Of all the things I say over and over again, every day, "I see you" and "I hear you" are probably the ones I've worked the hardest on and am proudest of. Sure I say "I love you" a lot too, and though it's often heartfelt, the truth is it's sometimes rote and other times selfishly fishing for connection. I also say "I'll be right there", "I can't understand the whining" and "Please don't put a shopping bag on your sister's head and then try to lead her around by the handle" a lot too but those aren't always said in the nicest tone.
This particular verbal tic started when I was taking a state funded parenting education class back in Pasadena, where we started out as dazed new moms who needed a place outside of the house to go once a week to watch our children gnaw on each other while we talked about how hard it is to be a mother and wound up, several years later, still dazed, still needing a place outside of the house to go once a week to watch our children gnaw on each other while we talked about how hard it is to be a mother. The classes were actually incredible informative, with presentations on everything from car seat safety to post partum depression.
One day, our teacher instructed us to abolish the phrase"good job" from our vocabulary. In it's place, she urged us to use "descriptive praise", basically describing what you see your child doing in a positive tone of voice without any need to evaluate it for them. So instead of "Good job sliding down that slide!", I would say "I see you slid down the slide!" with just as much enthusiasm.

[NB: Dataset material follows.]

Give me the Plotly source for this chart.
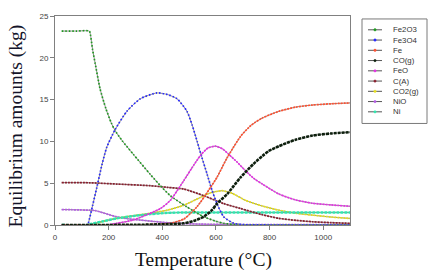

It makes sense to me that the empty phrase "Good job" eventually gets filtered out, that to children it sounds hollow and meaningless. After reading "Punished by Rewards" a year ago and then, just recently, "Nurtureshock", I am even more committed to finding ways to talk about my children's behavior without resorting to bland compliments. And so, for me, "I see you _______" has become my version of Mom Mad Libs.
"I hear you _____" comes out of my mouth pretty often as well, though less as praise and more about teaching my girls how to communicate their needs, opinions and feelings. This is murkier territory because rather than labeling what I can clearly see, I must guess what my daughters are feeling and I'm aware that my words can have a powerful suggestive impact. But I want them to know that I hear them, and I want to help them name and express their feelings. So I muddle my way through it, hoping that my effort to hear them is what matters most.
Though I sometimes fear that my Mom Mad Libs are a little too ... precious? Academic? I really do believe in them. These phrases strike me as being at the heart of what it means to be a parent, or a spouse or a friend for that matter. In any relationship, first and foremost, we must truly see and truly hear.
Isn't that what we all want, anyway? To be seen and heard?